‘Small Heirlooms’ by M. John Harrison

Kit returns to her dead brother’s house to tidy up his literary estate. He got around a bit in his day: extracts from his diaries pastiche Patrick Leigh Fermor’s pre-war adventures in eastern Europe wonderfully well. But it’s not her brother’s memoirs that haunt Kit so much as his attitude. There’s something solvent about it. Something corrosive. Kit’s brother seems capable of plucking despair out of thin air, though given his air was gritted with the smoke from Theresianstadt, he may not have had much of a choice. “We shouldn’t have to live our lives unless we can live in them, thoughtlessly, like the animals,” Kit wrote to him once, and by the story’s latter stages we are inclined to agree.

Right up until the last line, ‘Small Heirlooms’ reads as a complex meditation on the relationship between writing and memory.
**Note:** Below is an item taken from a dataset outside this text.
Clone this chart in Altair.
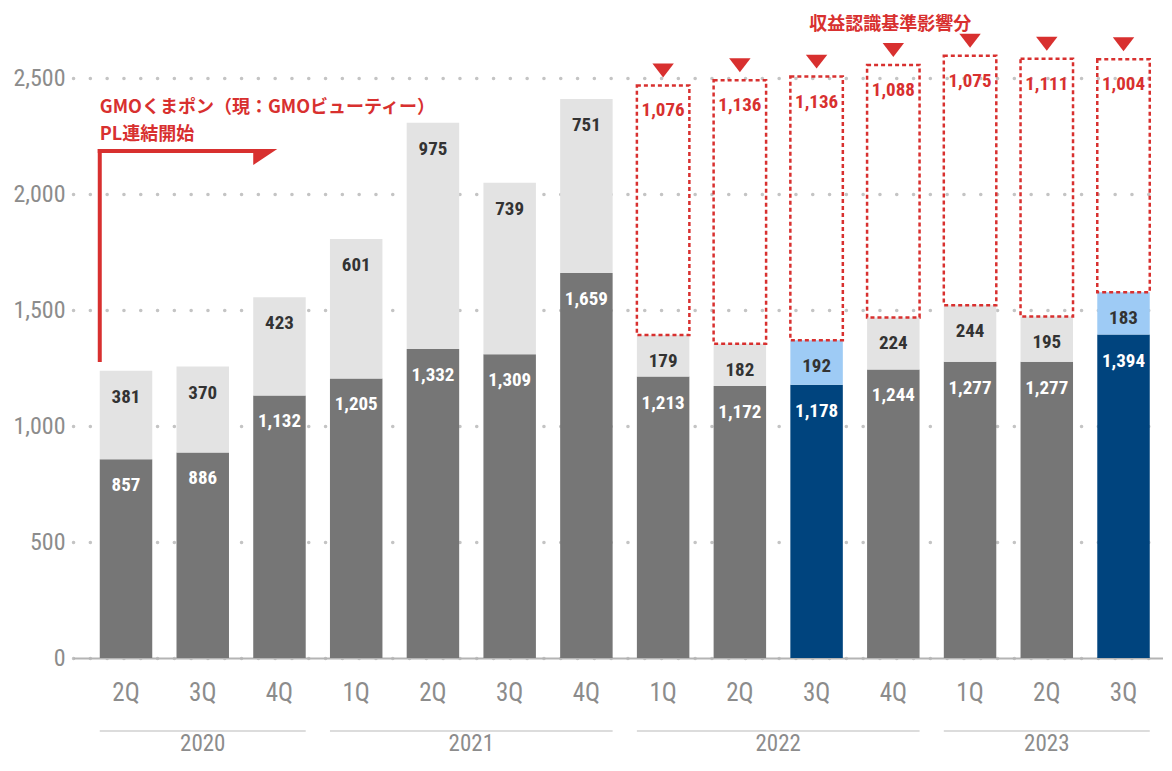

“In bed she decided over and over again, ‘He poisoned his own memories, too.’”

This being an M. John Harrison story, you know some fiendishness is brewing. The story holds its insights floating in plain sight, all to be unlocked by that killer last line.

I read this story, which is really two stories held in some sort of stereoscopic suspension, again and again, and I said to myself, “I’m going to learn how to do that.”

Well. Nope. But still I travel hopefully.